── Collected material ──

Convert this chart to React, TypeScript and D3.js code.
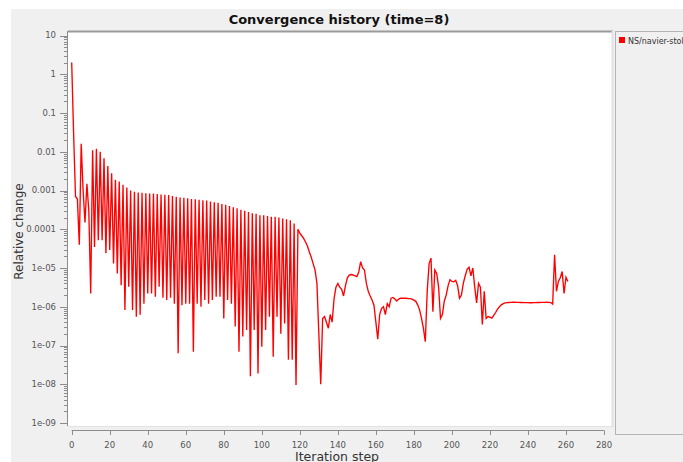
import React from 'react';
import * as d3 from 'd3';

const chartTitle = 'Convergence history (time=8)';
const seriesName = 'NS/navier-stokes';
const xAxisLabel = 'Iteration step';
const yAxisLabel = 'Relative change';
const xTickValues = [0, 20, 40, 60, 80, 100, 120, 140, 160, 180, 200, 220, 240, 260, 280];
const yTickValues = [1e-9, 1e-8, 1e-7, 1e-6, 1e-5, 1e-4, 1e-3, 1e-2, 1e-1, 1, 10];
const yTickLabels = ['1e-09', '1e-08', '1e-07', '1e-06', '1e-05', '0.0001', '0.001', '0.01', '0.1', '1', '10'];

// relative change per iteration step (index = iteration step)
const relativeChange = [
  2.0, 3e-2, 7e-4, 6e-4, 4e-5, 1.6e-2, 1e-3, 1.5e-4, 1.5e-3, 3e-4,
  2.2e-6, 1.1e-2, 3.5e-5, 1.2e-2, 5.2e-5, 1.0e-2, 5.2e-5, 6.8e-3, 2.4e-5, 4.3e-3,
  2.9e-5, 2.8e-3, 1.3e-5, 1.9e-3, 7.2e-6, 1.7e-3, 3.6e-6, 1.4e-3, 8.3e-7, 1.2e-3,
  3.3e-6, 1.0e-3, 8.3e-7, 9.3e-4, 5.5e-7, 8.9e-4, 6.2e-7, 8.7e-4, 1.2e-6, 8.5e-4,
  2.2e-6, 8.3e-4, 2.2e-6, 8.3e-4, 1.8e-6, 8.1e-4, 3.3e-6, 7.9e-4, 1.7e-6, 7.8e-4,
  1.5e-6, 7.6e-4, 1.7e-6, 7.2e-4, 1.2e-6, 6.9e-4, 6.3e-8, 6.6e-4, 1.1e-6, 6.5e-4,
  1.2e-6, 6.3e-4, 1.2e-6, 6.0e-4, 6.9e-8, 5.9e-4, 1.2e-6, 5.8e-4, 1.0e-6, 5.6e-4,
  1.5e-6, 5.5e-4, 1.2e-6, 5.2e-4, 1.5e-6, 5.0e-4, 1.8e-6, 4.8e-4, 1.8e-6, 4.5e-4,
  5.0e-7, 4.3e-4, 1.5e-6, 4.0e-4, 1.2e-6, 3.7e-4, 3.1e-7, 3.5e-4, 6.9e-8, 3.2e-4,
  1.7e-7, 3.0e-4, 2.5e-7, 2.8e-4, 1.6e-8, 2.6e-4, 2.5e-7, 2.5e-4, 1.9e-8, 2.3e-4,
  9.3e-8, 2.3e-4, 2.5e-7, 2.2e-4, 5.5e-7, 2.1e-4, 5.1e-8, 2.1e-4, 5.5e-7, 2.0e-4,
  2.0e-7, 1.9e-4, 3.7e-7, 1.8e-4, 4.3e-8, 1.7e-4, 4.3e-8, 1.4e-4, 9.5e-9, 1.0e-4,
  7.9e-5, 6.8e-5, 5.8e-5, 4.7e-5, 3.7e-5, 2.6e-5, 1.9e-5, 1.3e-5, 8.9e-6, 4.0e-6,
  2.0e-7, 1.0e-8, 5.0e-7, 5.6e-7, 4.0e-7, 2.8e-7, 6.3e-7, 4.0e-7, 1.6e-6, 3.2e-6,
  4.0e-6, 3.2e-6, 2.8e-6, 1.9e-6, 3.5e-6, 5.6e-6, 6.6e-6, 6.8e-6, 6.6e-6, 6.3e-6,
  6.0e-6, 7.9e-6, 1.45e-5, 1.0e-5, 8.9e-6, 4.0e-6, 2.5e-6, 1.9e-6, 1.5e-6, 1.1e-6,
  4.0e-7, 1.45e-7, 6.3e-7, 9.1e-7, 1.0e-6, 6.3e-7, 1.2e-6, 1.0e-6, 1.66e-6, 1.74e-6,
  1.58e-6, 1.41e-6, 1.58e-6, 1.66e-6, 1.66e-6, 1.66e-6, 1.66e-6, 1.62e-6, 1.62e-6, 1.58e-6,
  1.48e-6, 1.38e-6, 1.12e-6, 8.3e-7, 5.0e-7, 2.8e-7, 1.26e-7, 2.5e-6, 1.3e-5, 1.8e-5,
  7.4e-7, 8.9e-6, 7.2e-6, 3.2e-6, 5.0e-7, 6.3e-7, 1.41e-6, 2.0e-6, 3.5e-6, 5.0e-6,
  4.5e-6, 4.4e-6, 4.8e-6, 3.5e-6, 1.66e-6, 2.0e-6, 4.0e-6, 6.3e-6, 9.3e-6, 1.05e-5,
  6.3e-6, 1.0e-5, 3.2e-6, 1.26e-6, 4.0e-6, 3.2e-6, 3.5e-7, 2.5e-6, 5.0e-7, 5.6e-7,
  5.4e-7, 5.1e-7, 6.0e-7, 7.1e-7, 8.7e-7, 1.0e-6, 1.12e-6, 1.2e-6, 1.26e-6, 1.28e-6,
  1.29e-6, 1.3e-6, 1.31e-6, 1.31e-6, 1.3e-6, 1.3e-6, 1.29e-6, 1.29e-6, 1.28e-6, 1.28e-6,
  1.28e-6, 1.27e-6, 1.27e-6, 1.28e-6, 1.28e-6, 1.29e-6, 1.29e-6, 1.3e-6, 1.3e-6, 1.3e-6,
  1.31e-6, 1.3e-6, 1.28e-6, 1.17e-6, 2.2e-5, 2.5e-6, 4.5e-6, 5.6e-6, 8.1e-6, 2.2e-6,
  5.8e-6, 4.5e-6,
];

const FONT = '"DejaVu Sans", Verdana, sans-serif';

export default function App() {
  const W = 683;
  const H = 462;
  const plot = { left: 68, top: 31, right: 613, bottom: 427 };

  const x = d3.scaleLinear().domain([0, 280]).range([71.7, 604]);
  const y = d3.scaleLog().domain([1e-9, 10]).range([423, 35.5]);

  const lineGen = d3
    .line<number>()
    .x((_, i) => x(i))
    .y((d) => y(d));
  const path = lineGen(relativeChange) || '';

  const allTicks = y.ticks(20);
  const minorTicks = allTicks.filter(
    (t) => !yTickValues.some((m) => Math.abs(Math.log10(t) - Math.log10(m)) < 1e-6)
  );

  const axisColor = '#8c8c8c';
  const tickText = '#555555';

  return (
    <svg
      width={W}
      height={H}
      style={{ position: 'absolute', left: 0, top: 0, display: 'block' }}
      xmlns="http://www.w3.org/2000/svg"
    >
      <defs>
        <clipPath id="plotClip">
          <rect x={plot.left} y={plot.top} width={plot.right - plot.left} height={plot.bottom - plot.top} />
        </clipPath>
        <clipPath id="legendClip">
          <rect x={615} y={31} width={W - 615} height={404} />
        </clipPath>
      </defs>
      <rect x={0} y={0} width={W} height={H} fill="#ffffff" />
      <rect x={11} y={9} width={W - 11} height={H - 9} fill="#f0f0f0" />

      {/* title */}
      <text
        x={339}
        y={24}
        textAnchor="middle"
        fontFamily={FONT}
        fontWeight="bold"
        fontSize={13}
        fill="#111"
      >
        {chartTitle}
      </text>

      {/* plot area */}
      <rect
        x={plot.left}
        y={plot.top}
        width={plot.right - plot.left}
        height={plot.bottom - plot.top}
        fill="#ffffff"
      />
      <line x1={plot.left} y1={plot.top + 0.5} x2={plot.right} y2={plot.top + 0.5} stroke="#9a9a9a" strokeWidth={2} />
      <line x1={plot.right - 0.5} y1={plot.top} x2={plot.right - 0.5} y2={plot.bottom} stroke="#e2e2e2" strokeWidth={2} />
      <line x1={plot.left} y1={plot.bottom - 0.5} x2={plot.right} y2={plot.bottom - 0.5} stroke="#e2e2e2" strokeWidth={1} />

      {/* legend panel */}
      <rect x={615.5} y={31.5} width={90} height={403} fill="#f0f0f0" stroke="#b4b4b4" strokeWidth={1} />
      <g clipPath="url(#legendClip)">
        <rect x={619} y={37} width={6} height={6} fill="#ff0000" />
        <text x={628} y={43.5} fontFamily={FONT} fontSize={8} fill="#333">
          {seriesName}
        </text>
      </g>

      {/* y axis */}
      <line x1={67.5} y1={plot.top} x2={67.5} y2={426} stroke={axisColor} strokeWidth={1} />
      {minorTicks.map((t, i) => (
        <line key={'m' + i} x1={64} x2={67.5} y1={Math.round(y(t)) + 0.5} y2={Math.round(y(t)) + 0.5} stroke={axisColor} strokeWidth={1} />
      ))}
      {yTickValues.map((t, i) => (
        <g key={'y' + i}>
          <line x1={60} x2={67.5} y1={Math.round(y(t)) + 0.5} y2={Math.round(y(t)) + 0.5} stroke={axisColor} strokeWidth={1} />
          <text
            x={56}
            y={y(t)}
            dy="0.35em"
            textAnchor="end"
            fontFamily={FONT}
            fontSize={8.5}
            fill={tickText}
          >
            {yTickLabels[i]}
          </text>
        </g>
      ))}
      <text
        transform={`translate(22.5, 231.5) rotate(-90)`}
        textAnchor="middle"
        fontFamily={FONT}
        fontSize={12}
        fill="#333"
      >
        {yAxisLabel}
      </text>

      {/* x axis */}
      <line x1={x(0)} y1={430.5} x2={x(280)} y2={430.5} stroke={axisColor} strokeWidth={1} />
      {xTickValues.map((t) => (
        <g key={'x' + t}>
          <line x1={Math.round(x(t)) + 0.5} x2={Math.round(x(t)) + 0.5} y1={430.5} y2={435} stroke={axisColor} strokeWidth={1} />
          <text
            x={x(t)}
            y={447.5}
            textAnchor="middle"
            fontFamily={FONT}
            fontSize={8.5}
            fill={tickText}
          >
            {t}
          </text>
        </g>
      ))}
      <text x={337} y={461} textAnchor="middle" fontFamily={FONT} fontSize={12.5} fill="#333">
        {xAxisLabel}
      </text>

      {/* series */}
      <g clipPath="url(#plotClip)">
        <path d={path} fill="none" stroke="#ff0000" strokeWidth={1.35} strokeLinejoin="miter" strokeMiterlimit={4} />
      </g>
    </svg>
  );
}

───

__What you are asked to do__: Leave out any pictures and return exactly the lines from the beginning of the data through the line with "import * as d3 from 'd3';", inclusive.

__Reply to the exercise__:
Convert this chart to React, TypeScript and D3.js code.
import React from 'react';
import * as d3 from 'd3';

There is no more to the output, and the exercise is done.